= Clinton J. Warren =

American architect

Clinton J. Warren (1860 – March 17, 1938) was a noted American architect who designed buildings in the United States, Europe, and Mexico. He is now remembered chiefly for his Chicago hotels.

Warren was born in Massachusetts. He moved to Chicago in 1879, and in 1880 joined the firm of Burnham and Root. By 1886 left to start his own firm. His Chicago designs of the 1890s include the Congress, Lexington, Plaza, and Virginia Hotels. For these works and others, architectural critic Carl W. Condit called Warren "the acknowledged leader among the architects of hotels and apartments." Other Chicago works include the Church of Our Savior (1888) at 530 W. Fullerton Avenue, the Security Building at 189 W. Madison Street, and the Unity Building at 127 N. Dearborn Street.
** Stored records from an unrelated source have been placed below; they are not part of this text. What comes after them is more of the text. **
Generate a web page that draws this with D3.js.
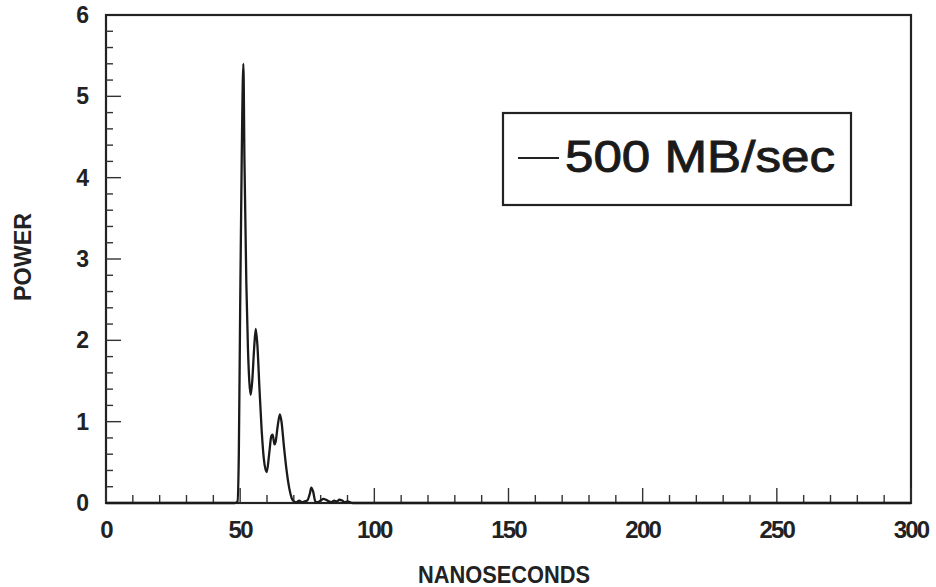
<!DOCTYPE html>
<html><head><meta charset="utf-8">
<script src="https://cdn.jsdelivr.net/npm/d3@7/dist/d3.min.js"></script>
<style>body{margin:0;background:#fff}svg{display:block}</style>
</head><body><svg id="c" width="936" height="587"></svg>
<script>
const time = [0,48,49,49.5,50,50.6,51.2,51.6,52.3,52.9,53.4,53.9,54.5,55.2,55.8,56.4,57.2,58.0,58.8,59.9,60.8,61.6,62.1,62.8,63.2,64.0,64.8,65.4,66.3,67.3,68.3,69.2,70,71,72,73,74,75,76,76.5,77.2,78,79,80,81,82,83,84,85,86,87,88,89,90,92,300];
const power = [0,0,0.02,0.6,2.4,4.3,5.4,4.2,2.7,1.9,1.5,1.33,1.5,1.9,2.14,1.95,1.4,0.9,0.55,0.38,0.6,0.82,0.84,0.72,0.75,0.95,1.09,1.0,0.7,0.4,0.18,0.06,0.02,0.01,0.03,0.01,0.02,0.03,0.12,0.19,0.14,0.02,0.01,0.03,0.05,0.04,0.02,0.01,0.03,0.02,0.04,0.03,0.01,0.02,0,0];
const xTicks = [0,50,100,150,200,250,300];
const yTicks = [0,1,2,3,4,5,6];
const seriesName = "500 MB/sec";
const xLabel = "NANOSECONDS", yLabel = "POWER";

const svg = d3.select("#c");
const L=106, R=911, T=15, B=503;
const x = d3.scaleLinear().domain([0,300]).range([L,R]);
const y = d3.scaleLinear().domain([0,6]).range([B,T]);
const font = "'Liberation Sans', Arial, sans-serif";

// frame
svg.append("rect").attr("x",L).attr("y",T).attr("width",R-L).attr("height",B-T)
  .attr("fill","none").attr("stroke","#222").attr("stroke-width",2.2);

// minor/major ticks (inward)
const xMinor = d3.range(0,301,10);
svg.append("g").selectAll("line").data(xMinor).join("line")
  .attr("x1",d=>x(d)).attr("x2",d=>x(d)).attr("y1",B)
  .attr("y2",d=> d%50===0 ? B-15 : B-8).attr("stroke","#333").attr("stroke-width",1.4);
const yMinor = d3.range(0,30).map(i=>i*0.2);
svg.append("g").selectAll("line").data(yMinor).join("line")
  .attr("y1",d=>y(d)).attr("y2",d=>y(d)).attr("x1",L)
  .attr("x2",d=> Math.abs(d-Math.round(d))<1e-6 ? L+15 : L+7).attr("stroke","#333").attr("stroke-width",1.4);

// tick labels
svg.append("g").selectAll("text").data(xTicks).join("text")
  .attr("x",d=>x(d)).attr("y",538).attr("text-anchor","middle")
  .attr("font-family",font).attr("font-weight","bold").attr("font-size",24)
  .attr("letter-spacing",-1.8).attr("fill","#222").text(d=>d);
svg.append("g").selectAll("text").data(yTicks).join("text")
  .attr("x",89).attr("y",d=>y(d)+8).attr("text-anchor","end")
  .attr("font-family",font).attr("font-weight","bold").attr("font-size",23)
  .attr("fill","#222").text(d=>d);

// axis titles
svg.append("text").attr("x",504).attr("y",583).attr("text-anchor","middle")
  .attr("font-family",font).attr("font-weight","bold").attr("font-size",24)
  .attr("textLength",172).attr("lengthAdjust","spacingAndGlyphs").attr("fill","#222").text(xLabel);
svg.append("text").attr("transform","translate(31,257) rotate(-90)").attr("text-anchor","middle")
  .attr("font-family",font).attr("font-weight","bold").attr("font-size",23)
  .attr("textLength",88).attr("lengthAdjust","spacingAndGlyphs").attr("fill","#222").text(yLabel);

// data line
const line = d3.line().x((d,i)=>x(time[i])).y(d=>y(d)).curve(d3.curveMonotoneX);
svg.append("path").datum(power).attr("d",line).attr("fill","none")
  .attr("stroke","#1a1a1a").attr("stroke-width",2.3).attr("stroke-linejoin","round");

// legend
const lg = svg.append("g");
lg.append("rect").attr("x",503).attr("y",113).attr("width",348).attr("height",92)
  .attr("fill","#fff").attr("stroke","#222").attr("stroke-width",2.2);
lg.append("line").attr("x1",518).attr("x2",559).attr("y1",158).attr("y2",158)
  .attr("stroke","#222").attr("stroke-width",1.8);
lg.append("text").attr("x",565).attr("y",172).attr("font-family",font)
  .attr("font-size",44).attr("fill","#1a1a1a").attr("stroke","#1a1a1a").attr("stroke-width",0.9)
  .attr("textLength",270).attr("lengthAdjust","spacingAndGlyphs").text(seriesName);
</script></body></html>
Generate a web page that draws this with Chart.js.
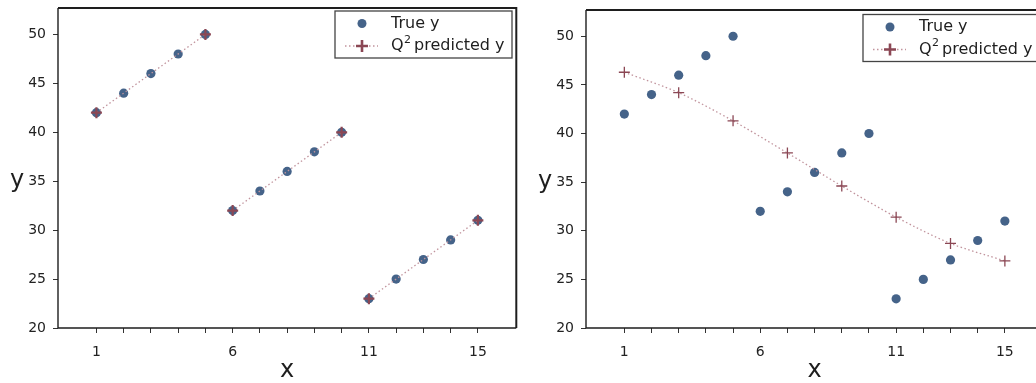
<!DOCTYPE html>
<html>
<head>
<meta charset="utf-8">
<script src="https://cdn.jsdelivr.net/npm/chart.js@4"></script>
<style>
  body { margin: 0; background: #fff; }
  .pane { position: absolute; top: 0; height: 383px; overflow: hidden; }
  #leftPane { left: 0; width: 520px; }
  #rightPane { left: 520px; width: 516px; }
</style>
</head>
<body>
<div class="pane" id="leftPane"><canvas id="leftChart" width="524" height="383"></canvas></div>
<div class="pane" id="rightPane"><canvas id="rightChart" width="530" height="383"></canvas></div>
<script>
// data
const xs = [1, 2, 3, 4, 5, 6, 7, 8, 9, 10, 11, 12, 13, 14, 15];
const trueY = [42, 44, 46, 48, 50, 32, 34, 36, 38, 40, 23, 25, 27, 29, 31];

// left panel: predictions only at the ends of each block
const leftPredX = [1, 5, 6, 10, 11, 15];
const leftPredY = [42, 50, 32, 40, 23, 31];
const leftPredBlock = [0, 0, 1, 1, 2, 2];

// right panel: predictions at every other x
const rightPredX = [1, 3, 5, 7, 9, 11, 13, 15];
const rightPredY = [46.3, 44.2, 41.3, 38.0, 34.6, 31.4, 28.7, 26.9];

const xTickLabels = [1, 6, 11, 15];
const yTicks = [20, 25, 30, 35, 40, 45, 50];
const legendLabels = ['True y', 'Q\u00b2predicted y'];

const dotColor = '#456389';
const crossColor = '#8b4754';
const lineColor = '#c1949d';
const inkColor = '#1e1e1e';
const fontFamily = '"DejaVu Sans", "Liberation Sans", Arial, sans-serif';

const framePlugin = {
  id: 'frame',
  afterDraw(chart) {
    const ctx = chart.ctx;
    const a = chart.chartArea;
    const o = chart.options.plugins.frame;
    ctx.save();
    ctx.strokeStyle = inkColor;
    // frame
    ctx.lineWidth = 2;
    ctx.beginPath();
    ctx.moveTo(a.left, a.top); ctx.lineTo(a.right, a.top); ctx.lineTo(a.right, a.bottom);
    ctx.stroke();
    ctx.lineWidth = 1.4;
    ctx.beginPath();
    ctx.moveTo(a.left, a.top); ctx.lineTo(a.left, a.bottom); ctx.lineTo(a.right, a.bottom);
    ctx.stroke();

    // axis titles, upright
    ctx.fillStyle = inkColor;
    ctx.font = '24px ' + fontFamily;
    ctx.textAlign = 'center';
    ctx.textBaseline = 'alphabetic';
    const y35 = chart.scales.y.getPixelForValue(35);
    ctx.fillText('y', a.left - 41, y35 + 6);
    ctx.fillText('x', (a.left + a.right) / 2, chart.height - 6);

    // legend box
    const bx = a.left + 277, by = a.top + 3 + o.legendDy, bw = 177, bh = 47;
    ctx.fillStyle = '#fff';
    ctx.fillRect(bx, by, bw, bh);
    ctx.strokeStyle = '#444';
    ctx.lineWidth = 1.3;
    ctx.strokeRect(bx, by, bw, bh);

    const mx = bx + 27, tx = bx + 56;
    const r1 = by + 12.5, r2 = by + 35;
    ctx.fillStyle = dotColor;
    ctx.beginPath(); ctx.arc(mx, r1, 4.5, 0, Math.PI * 2); ctx.fill();

    ctx.strokeStyle = lineColor;
    ctx.lineWidth = 1.3;
    ctx.setLineDash([1.5, 2.5]);
    ctx.beginPath(); ctx.moveTo(bx + 10, r2); ctx.lineTo(bx + 43, r2); ctx.stroke();
    ctx.setLineDash([]);
    ctx.strokeStyle = crossColor;
    ctx.lineWidth = 2.6;
    ctx.beginPath();
    ctx.moveTo(mx - 6, r2); ctx.lineTo(mx + 6, r2);
    ctx.moveTo(mx, r2 - 6); ctx.lineTo(mx, r2 + 6);
    ctx.stroke();

    ctx.fillStyle = inkColor;
    ctx.textAlign = 'left';
    ctx.textBaseline = 'middle';
    ctx.font = '16px ' + fontFamily;
    ctx.fillText(legendLabels[0], tx, r1);
    const parts = legendLabels[1].split('\u00b2');
    ctx.fillText(parts[0], tx, r2);
    let cx = tx + ctx.measureText(parts[0]).width + 0.5;
    ctx.font = '11px ' + fontFamily;
    ctx.fillText('2', cx, r2 - 6);
    cx += ctx.measureText('2').width + 3;
    ctx.font = '16px ' + fontFamily;
    ctx.fillText(parts[1], cx, r2);
    ctx.restore();
  }
};

function noPad(s) {
  s.paddingTop = 0; s.paddingBottom = 0; s.paddingLeft = 0; s.paddingRight = 0;
}

function makeChart(id, predX, predY, opt) {
  const predData = predX.map((x, i) => ({ x: x, y: predY[i] }));
  const trueData = xs.map((x, i) => ({ x: x, y: trueY[i] }));
  const predSet = {
    data: predData,
    showLine: true,
    borderColor: lineColor,
    borderWidth: 1.3,
    borderDash: [1.5, 2.5],
    tension: opt.tension,
    pointStyle: 'cross',
    pointRadius: opt.crossSize,
    pointBorderColor: crossColor,
    pointBorderWidth: opt.crossWidth,
    pointBackgroundColor: crossColor
  };
  if (opt.block) {
    predSet.segment = {
      borderColor: c => opt.block[c.p0DataIndex] === opt.block[c.p1DataIndex] ? lineColor : 'rgba(0,0,0,0)'
    };
  }
  return new Chart(document.getElementById(id), {
    type: 'scatter',
    data: {
      datasets: [
        predSet,
        {
          data: trueData,
          pointRadius: 4.6,
          pointBorderWidth: 0,
          pointBackgroundColor: dotColor
        }
      ]
    },
    options: {
      responsive: false,
      animation: false,
      events: [],
      layout: { padding: { top: opt.top, right: 0, left: 0, bottom: 0 } },
      plugins: {
        legend: { display: false },
        tooltip: { enabled: false },
        frame: { legendDy: opt.legendDy }
      },
      scales: {
        x: {
          type: 'linear',
          min: -0.41,
          max: 16.41,
          afterBuildTicks: s => { s.ticks = xs.map(v => ({ value: v })); },
          afterFit: s => { s.height = 55; noPad(s); },
          ticks: {
            autoSkip: false,
            maxRotation: 0,
            padding: 11,
            color: '#222',
            font: { family: fontFamily, size: 14 },
            callback: v => xTickLabels.includes(v) ? String(v) : ''
          },
          grid: { drawOnChartArea: false, drawTicks: true, tickLength: 5, color: '#333', lineWidth: 1 },
          border: { display: false }
        },
        y: {
          min: 20,
          max: 52.7,
          afterBuildTicks: s => { s.ticks = yTicks.map(v => ({ value: v })); },
          afterFit: s => { s.width = opt.yWidth; noPad(s); },
          ticks: {
            padding: 7,
            color: '#222',
            font: { family: fontFamily, size: 14 }
          },
          grid: { drawOnChartArea: false, drawTicks: true, tickLength: 5, color: '#333', lineWidth: 1 },
          border: { display: false }
        }
      }
    },
    plugins: [framePlugin]
  });
}

makeChart('leftChart', leftPredX, leftPredY, {
  yWidth: 58, top: 8, tension: 0, crossSize: 5.5, crossWidth: 2.2, block: leftPredBlock, legendDy: 0
});
makeChart('rightChart', rightPredX, rightPredY, {
  yWidth: 66, top: 10, tension: 0.3, crossSize: 5.5, crossWidth: 1.3, block: null, legendDy: 1.5
});
</script>
</body>
</html>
In the late 1890s, Warren returned to Winchester, Massachusetts, where he designed many commercial and industrial buildings in the Boston area, on the East Coast, and several international locations.

Clinton was also an active inventor with varied interests. His patents in the early 1900s focus on washing, corking, and labeling bottles (patents 707,738; 707,740; 707,789; 707,993), as well as holders for safety-razor blades (778,388). Patents issued circa the 1920s concern parking garages (1,392,610) and convertible automobiles (1,658,110).